Comarca de Paraúna terá sistema prisional sem vigilância armada e com foco em ressocialização

A comarca de Paraúna terá sistema prisional pioneiro sem vigilância armada e com foco em ressocialização. A obra do novo presídio está 55% concluída. O prédio terá capacidade para 120 homens, nos regimes aberto, semiaberto e fechado.

A novidade prioriza a pena humanizada que, para a Apac, sigla para Associação de Proteção e Assistência aos Condenados, prevê um modelo de presídio sem violência e armas na vigilância, mas com espírito de responsabilização. Wanderlina Lima Morais, juíza titular da comarca, conheceu esse modelo alternativo quando ainda era magistrada em Minas Gerais, em 2013, Estado onde nasceu a iniciativa.

Ela conta que o índice de reincidência a surpreendeu positivamente: 15% contra 85% do sistema regular. Investigou o sucesso e viu que havia uma série de diferenças do tradicional que possibilitavam o êxito, com um adendo: “não há nada novo, tudo é previsto na Lei de Execução Penal, a diferença que é, realmente, difícil de aplicar na prática no modelo tradicional”.

O método apaqueano compreende, a princípio, o envolvimento dos próprios presos em todas as tarefas de manutenção do presídio, como a limpeza, organização e cozinha. Dessa forma, cria-se uma força de trabalho verdadeiramente útil, diferente do trabalho vazio, o qual o filósofo Michel Foucault comenta na famosa obra Vigiar e Punir, livro que tece duras críticas ao sistema punitivo tradicional. “Todos são integrados à rotina da Apac, e se enxergam como parte de cada engrenagem”, conta Leandro Gomes Pereira, presidente regional da associação em Goiás.

Com o emprego dos presos, chamados aqui de reeducandos, o custo também diminui, de R$ 3 mil para R$ 1.2 mil no, em comparação às penitenciárias regulares. Os benefícios, contudo, são imensuráveis na opinião da magistrada e do presidente da associação: a dignidade dos detentos, que estimula o sentimento de pertencimento à sociedade. “Nas Apacs, eles ficam de cabeça erguida. A família não os encara como prisioneiros, mas sim como trabalhadores”, explica Leandro.

A participação familiar é, inclusive, uma das chaves para a ressocialização, uma vez que, para a Apac, a solidão não é um fator operador da pena. “A visitas são feitas num ambiente acolhedor e humanizado, e os familiares não passam por revistas vexatórias. As visitas íntimas, inclusive, são pernoites, nas quais as companheiras podem ter tempo para conversar e estar, de verdade, com os reeducandos. As crianças, por sua vez, têm um parquinho”, conta a magistrada. Parentes e cônjuges recebem ainda ajuda médica e psicológica, assim como os internos.

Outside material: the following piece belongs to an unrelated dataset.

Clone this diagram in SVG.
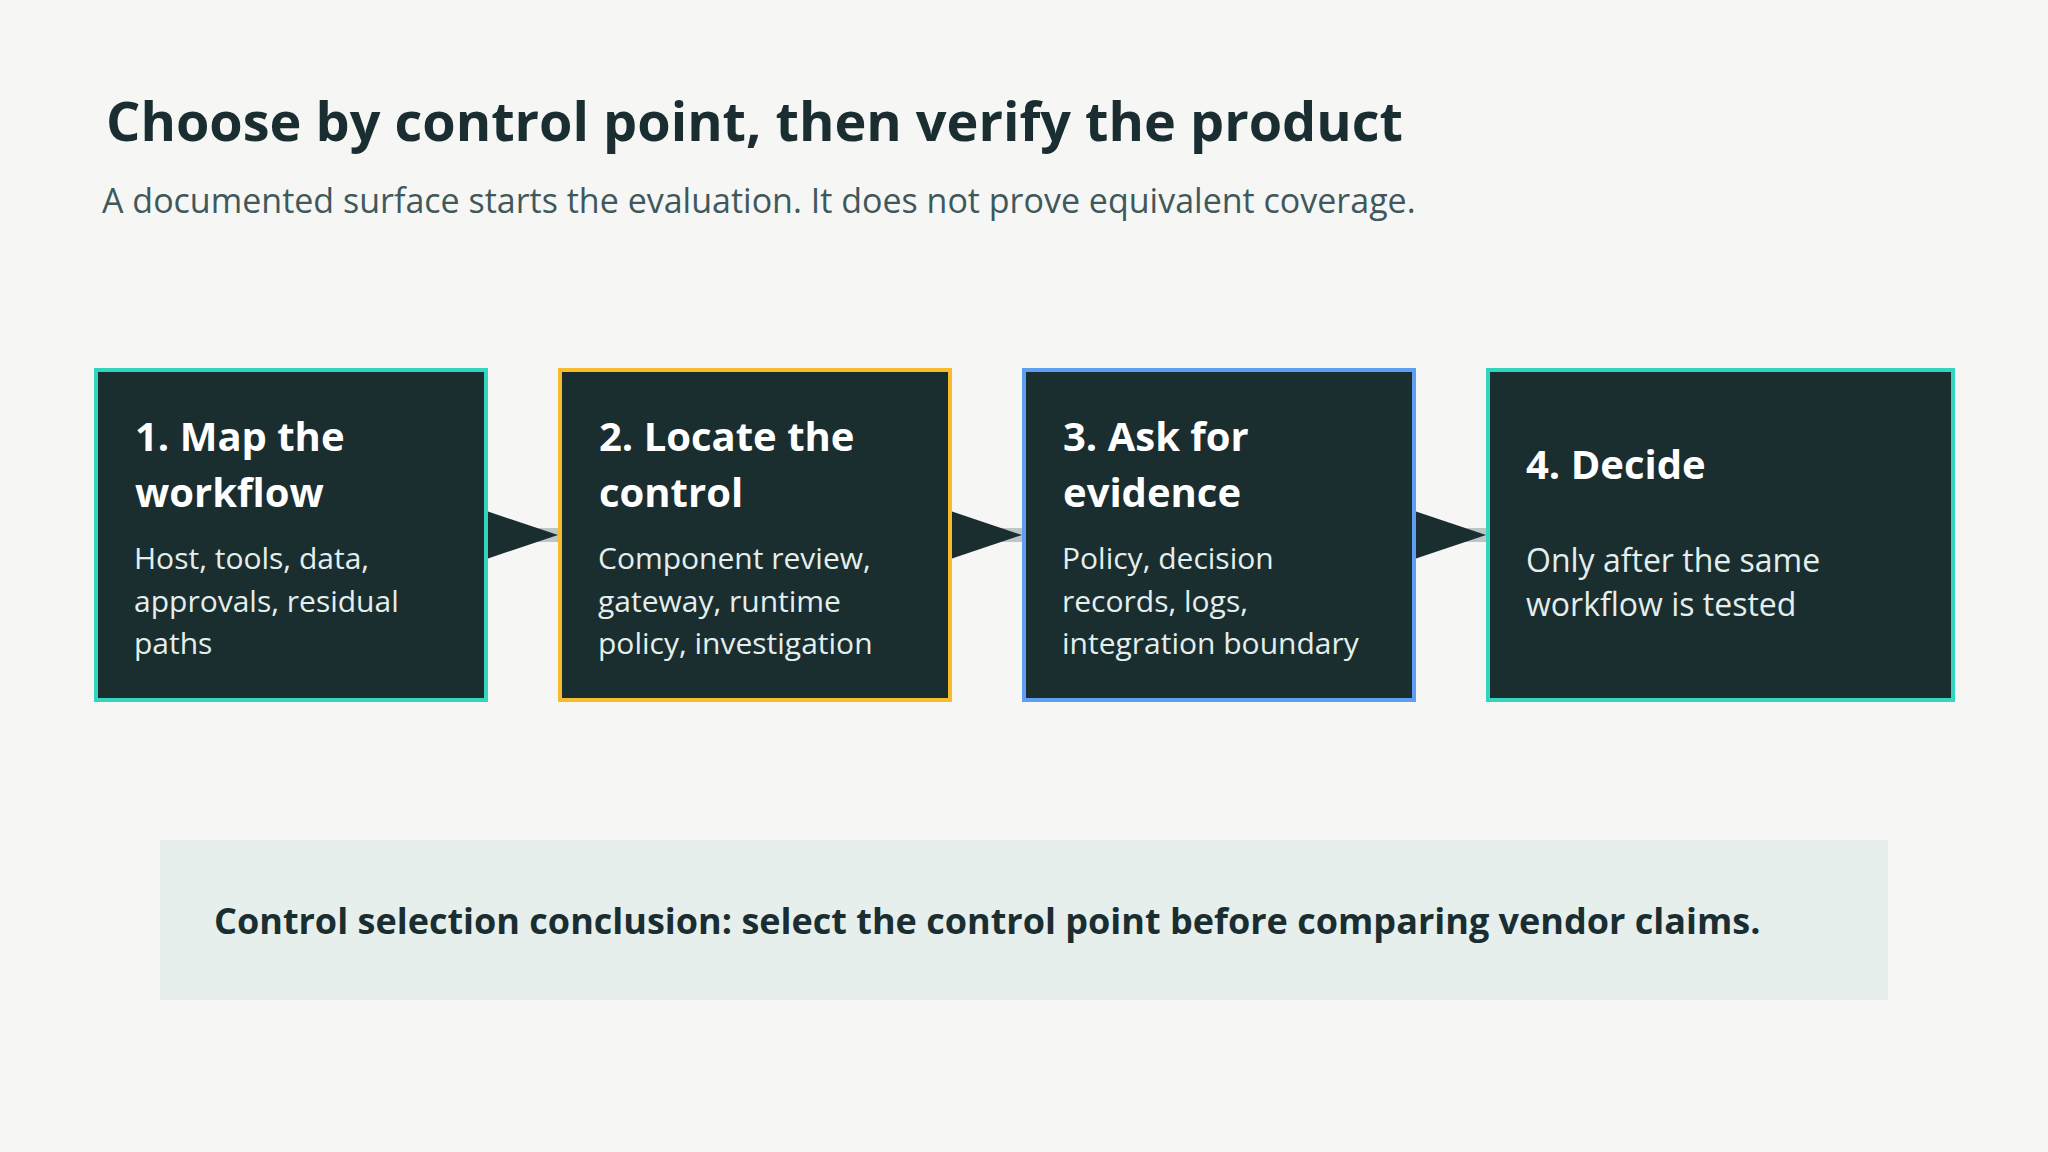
<svg xmlns="http://www.w3.org/2000/svg" width="2048" height="1152" viewBox="0 0 2048 1152">
  <style>
    .bg { fill: #f6f6f4; }
    .title { font-family: "Open Sans", "Noto Sans", sans-serif; font-weight: 700; font-size: 54px; fill: #1a2e31; }
    .sub { font-family: "Open Sans", "Noto Sans", sans-serif; font-weight: 400; font-size: 34px; fill: #3f585b; }
    .box { fill: #1a2e30; stroke-width: 4; }
    .teal { stroke: #34d5bf; }
    .amber { stroke: #f8bb2c; }
    .blue { stroke: #5f9ff3; }
    .head { font-family: "Open Sans", "Noto Sans", sans-serif; font-weight: 700; font-size: 40px; fill: #ffffff; }
    .body { font-family: "Open Sans", "Noto Sans", sans-serif; font-weight: 400; font-size: 30px; fill: #e4efed; }
    .body4 { font-size: 32px; }
    .line { stroke: #bcc6c4; stroke-width: 14; fill: none; }
    .tri { fill: #1a2e30; }
    .concl { fill: #e6efec; }
    .ctext { font-family: "Open Sans", "Noto Sans", sans-serif; font-weight: 700; font-size: 36px; fill: #1a2e31; }
  </style>
  <rect class="bg" x="0" y="0" width="2048" height="1152"/>

  <g id="header">
    <text class="title" x="106" y="141">Choose by control point, then verify the product</text>
    <text class="sub" x="102" y="213">A documented surface starts the evaluation. It does not prove equivalent coverage.</text>
  </g>

  <g id="connectors">
    <line class="line" x1="488" y1="535" x2="558" y2="535"/>
    <polygon class="tri" points="488,511.5 558,535 488,558.5"/>
    <line class="line" x1="952" y1="535" x2="1022" y2="535"/>
    <polygon class="tri" points="952,511.5 1022,535 952,558.5"/>
    <line class="line" x1="1416" y1="535" x2="1486" y2="535"/>
    <polygon class="tri" points="1416,511.5 1486,535 1416,558.5"/>
  </g>

  <g id="step1">
    <rect class="box teal" x="96" y="370" width="390" height="330"/>
    <text class="head" x="135" y="451">1. Map the</text>
    <text class="head" x="135" y="507">workflow</text>
    <text class="body" x="134" y="569">Host, tools, data,</text>
    <text class="body" x="134" y="612">approvals, residual</text>
    <text class="body" x="134" y="654">paths</text>
  </g>

  <g id="step2">
    <rect class="box amber" x="560" y="370" width="390" height="330"/>
    <text class="head" x="599" y="451">2. Locate the</text>
    <text class="head" x="599" y="507">control</text>
    <text class="body" x="598" y="569">Component review,</text>
    <text class="body" x="598" y="612">gateway, runtime</text>
    <text class="body" x="598" y="654">policy, investigation</text>
  </g>

  <g id="step3">
    <rect class="box blue" x="1024" y="370" width="390" height="330"/>
    <text class="head" x="1063" y="451">3. Ask for</text>
    <text class="head" x="1063" y="507">evidence</text>
    <text class="body" x="1062" y="569">Policy, decision</text>
    <text class="body" x="1062" y="612">records, logs,</text>
    <text class="body" x="1062" y="654">integration boundary</text>
  </g>

  <g id="step4">
    <rect class="box teal" x="1488" y="370" width="465" height="330"/>
    <text class="head" x="1526" y="479">4. Decide</text>
    <text class="body body4" x="1526" y="572">Only after the same</text>
    <text class="body body4" x="1526" y="616">workflow is tested</text>
  </g>

  <g id="conclusion">
    <rect class="concl" x="160" y="840" width="1728" height="160"/>
    <text class="ctext" x="214" y="934">Control selection conclusion: select the control point before comparing vendor claims.</text>
  </g>
</svg>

Essa série de vantagens ao reeducando tem uma contrapartida: se há uma transgressão disciplinar ou desrespeito às normas internas, ele volta ao presídio comum. “Assim, cria-se um senso de responsabilidade e de autodisciplina. Sabemos que o modelo não é para todos, há um perfil específico de reeducando para a Apac, para o qual é possível incentivar essa política”, elucida a Wanderlina.

Leandro tem uma abordagem behaviorista ao exemplificar para quem pode servir o método apaqueano. “Imagine um cachorro. Coloque-o numa jaula, sem água ou comida. Se soltá-lo, ele vira um bicho feroz. Agora, trate-o bem. Seres humanos são assim também”, simplifica.

Terceiro setor

Com mais da metade da obra concluída, o prédio da Apac de Paraúna vai abrigar 120 homens de todos os regimes de execução penal da comarca e região judiciária. A unidade terá 2,4 mil metros quadrados de área construída, em terreno de 24 mil metros quadrados, devendo ser concluída em até seis meses. O projeto arquitetônico foi elaborado de acordo com as normativas do Departamento Penitenciário Nacional (Depen). Os recursos são oriundos de doações de órgãos públicos, entidades privadas e de acordos de não persecução penal e termos circunstanciados de ocorrência.

Foi preciso parcerias com associações civis, voluntários, poderes públicos municipais para colocar em prática a iniciativa, que prevê uma estrutura ampla e iluminada. O desembargador Anderson Máximo de Holanda, supervisor do Grupo de Monitoramento e Fiscalização do Sistema Carcerário do Estado de Goiás (GMF) esclarece, “que apesar de ser incumbência do Poder Executivo a gestão dos presídios, a legislação permite parcerias com o terceiro setor, a fim de fazer a política pública funcionar efetivamente”. O juiz auxiliar da presidência Reinaldo Oliveira Dutra endossa a participação do Poder Judiciário: “A iniciativa é público-privada e o compromisso e gestão são da Apac, mas quem decide quais são os presos que vão cumprir pena no local é o juízo local”.